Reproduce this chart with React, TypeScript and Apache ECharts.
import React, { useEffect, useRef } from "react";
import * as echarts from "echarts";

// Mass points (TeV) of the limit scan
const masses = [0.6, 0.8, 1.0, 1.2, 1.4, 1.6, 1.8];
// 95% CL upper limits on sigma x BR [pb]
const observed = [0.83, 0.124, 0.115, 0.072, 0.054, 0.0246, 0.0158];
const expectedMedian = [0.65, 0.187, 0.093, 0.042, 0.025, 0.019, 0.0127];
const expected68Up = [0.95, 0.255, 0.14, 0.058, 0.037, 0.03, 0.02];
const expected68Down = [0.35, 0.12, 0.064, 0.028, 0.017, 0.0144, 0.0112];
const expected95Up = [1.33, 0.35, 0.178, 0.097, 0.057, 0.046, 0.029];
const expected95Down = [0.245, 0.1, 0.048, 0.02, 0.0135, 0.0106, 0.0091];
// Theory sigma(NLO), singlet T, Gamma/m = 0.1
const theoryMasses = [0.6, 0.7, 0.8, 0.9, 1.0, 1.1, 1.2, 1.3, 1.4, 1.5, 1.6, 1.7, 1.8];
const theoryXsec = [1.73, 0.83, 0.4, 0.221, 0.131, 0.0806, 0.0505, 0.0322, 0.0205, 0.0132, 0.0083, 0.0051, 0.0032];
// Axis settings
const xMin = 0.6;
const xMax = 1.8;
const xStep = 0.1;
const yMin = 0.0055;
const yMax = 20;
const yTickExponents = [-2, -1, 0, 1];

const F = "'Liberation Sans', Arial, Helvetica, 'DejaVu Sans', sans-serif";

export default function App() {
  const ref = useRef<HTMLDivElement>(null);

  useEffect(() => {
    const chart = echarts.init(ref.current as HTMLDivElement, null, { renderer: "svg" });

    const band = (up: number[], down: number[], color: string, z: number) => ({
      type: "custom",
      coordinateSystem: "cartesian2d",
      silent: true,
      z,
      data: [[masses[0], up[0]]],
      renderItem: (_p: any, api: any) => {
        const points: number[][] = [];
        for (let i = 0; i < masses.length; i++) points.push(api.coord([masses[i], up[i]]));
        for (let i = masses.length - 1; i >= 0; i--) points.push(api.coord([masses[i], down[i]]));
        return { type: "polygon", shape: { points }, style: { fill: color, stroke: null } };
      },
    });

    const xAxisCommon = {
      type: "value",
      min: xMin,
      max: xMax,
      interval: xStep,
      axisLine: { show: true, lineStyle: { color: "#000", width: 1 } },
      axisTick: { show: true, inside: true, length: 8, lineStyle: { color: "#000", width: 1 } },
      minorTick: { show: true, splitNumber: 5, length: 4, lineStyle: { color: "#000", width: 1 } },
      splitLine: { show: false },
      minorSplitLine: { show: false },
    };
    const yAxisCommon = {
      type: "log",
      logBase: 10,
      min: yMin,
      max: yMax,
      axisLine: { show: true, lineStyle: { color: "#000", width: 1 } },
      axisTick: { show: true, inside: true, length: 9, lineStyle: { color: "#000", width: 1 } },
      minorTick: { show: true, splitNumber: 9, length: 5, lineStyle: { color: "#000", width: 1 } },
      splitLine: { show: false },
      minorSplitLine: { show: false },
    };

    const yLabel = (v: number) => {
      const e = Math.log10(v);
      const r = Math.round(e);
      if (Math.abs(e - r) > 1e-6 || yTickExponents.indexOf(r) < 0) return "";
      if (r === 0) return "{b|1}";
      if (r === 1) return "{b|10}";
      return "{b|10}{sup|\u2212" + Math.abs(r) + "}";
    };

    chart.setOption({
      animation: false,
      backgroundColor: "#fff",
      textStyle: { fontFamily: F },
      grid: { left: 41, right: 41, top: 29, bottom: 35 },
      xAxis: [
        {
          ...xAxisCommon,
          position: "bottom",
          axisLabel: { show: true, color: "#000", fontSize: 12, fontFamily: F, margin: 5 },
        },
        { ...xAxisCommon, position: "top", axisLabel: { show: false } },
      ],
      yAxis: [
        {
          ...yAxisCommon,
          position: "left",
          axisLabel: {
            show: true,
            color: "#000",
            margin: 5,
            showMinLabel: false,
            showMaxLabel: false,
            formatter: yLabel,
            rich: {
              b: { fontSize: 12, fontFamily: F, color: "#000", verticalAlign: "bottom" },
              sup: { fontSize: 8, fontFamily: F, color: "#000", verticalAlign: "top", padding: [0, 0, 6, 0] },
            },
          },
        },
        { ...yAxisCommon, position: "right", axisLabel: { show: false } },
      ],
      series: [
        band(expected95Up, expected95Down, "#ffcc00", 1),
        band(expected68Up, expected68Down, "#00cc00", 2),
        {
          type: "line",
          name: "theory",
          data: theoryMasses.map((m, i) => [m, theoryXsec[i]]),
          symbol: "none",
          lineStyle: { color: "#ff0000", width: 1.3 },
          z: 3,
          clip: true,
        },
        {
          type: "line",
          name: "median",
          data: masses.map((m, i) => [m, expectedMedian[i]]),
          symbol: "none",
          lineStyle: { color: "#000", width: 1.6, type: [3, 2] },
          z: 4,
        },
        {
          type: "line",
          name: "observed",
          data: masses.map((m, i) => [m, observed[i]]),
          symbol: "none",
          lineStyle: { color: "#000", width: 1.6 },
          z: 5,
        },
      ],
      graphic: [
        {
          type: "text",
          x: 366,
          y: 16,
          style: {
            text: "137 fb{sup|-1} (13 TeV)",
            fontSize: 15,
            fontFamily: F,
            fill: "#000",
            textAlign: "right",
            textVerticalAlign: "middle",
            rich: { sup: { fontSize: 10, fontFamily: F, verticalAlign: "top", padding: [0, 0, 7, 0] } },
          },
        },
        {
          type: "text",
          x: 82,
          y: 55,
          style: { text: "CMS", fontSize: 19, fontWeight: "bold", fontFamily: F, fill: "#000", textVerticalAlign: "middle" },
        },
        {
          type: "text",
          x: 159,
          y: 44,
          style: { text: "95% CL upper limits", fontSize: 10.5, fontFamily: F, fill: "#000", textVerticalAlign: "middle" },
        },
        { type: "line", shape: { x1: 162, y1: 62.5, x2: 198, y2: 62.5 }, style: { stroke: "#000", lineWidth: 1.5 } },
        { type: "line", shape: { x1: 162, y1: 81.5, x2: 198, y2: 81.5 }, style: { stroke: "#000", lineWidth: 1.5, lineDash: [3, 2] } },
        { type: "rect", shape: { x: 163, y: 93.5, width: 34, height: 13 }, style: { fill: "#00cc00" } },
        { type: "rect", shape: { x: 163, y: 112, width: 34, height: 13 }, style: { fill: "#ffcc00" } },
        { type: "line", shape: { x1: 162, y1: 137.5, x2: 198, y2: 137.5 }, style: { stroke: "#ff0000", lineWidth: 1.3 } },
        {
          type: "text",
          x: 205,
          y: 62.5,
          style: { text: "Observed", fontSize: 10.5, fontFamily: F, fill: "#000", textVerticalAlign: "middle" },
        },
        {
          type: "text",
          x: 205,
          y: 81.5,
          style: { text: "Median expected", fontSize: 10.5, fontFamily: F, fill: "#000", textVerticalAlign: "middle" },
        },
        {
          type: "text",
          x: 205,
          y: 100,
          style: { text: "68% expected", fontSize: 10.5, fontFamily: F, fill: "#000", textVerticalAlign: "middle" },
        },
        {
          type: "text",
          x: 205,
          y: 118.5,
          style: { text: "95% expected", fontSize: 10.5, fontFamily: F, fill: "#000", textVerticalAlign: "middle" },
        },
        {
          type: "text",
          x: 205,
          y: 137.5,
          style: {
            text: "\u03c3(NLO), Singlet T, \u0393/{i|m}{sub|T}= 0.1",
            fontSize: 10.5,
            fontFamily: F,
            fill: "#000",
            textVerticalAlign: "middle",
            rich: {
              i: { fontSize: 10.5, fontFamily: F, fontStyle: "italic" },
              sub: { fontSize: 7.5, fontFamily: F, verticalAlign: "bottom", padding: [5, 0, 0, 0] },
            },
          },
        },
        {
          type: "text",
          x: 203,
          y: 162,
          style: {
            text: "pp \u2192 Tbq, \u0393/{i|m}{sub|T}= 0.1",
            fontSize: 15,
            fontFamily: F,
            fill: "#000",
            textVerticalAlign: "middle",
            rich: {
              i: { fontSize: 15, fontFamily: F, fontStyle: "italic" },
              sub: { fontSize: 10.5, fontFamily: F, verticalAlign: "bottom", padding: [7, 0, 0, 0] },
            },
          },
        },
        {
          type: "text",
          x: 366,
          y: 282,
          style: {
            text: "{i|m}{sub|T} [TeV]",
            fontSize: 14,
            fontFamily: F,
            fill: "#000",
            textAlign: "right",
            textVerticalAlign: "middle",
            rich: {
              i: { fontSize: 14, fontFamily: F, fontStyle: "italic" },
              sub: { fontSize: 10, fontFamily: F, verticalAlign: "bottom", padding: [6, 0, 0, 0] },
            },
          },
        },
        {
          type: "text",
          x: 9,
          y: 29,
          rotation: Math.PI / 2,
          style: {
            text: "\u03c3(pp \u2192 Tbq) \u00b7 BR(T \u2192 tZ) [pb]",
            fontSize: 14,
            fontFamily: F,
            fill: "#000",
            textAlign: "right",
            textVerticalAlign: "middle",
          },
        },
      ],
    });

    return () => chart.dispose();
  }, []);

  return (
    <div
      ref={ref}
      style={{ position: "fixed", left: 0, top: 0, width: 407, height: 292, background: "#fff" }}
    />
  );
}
-------------------------
EXERCISE:
Give the lines again, exactly as they stand, from the beginning of the data through the line with "import * as".

COMPLETED EXERCISE:
Reproduce this chart with React, TypeScript and Apache ECharts.
import React, { useEffect, useRef } from "react";
import * as echarts from "echarts";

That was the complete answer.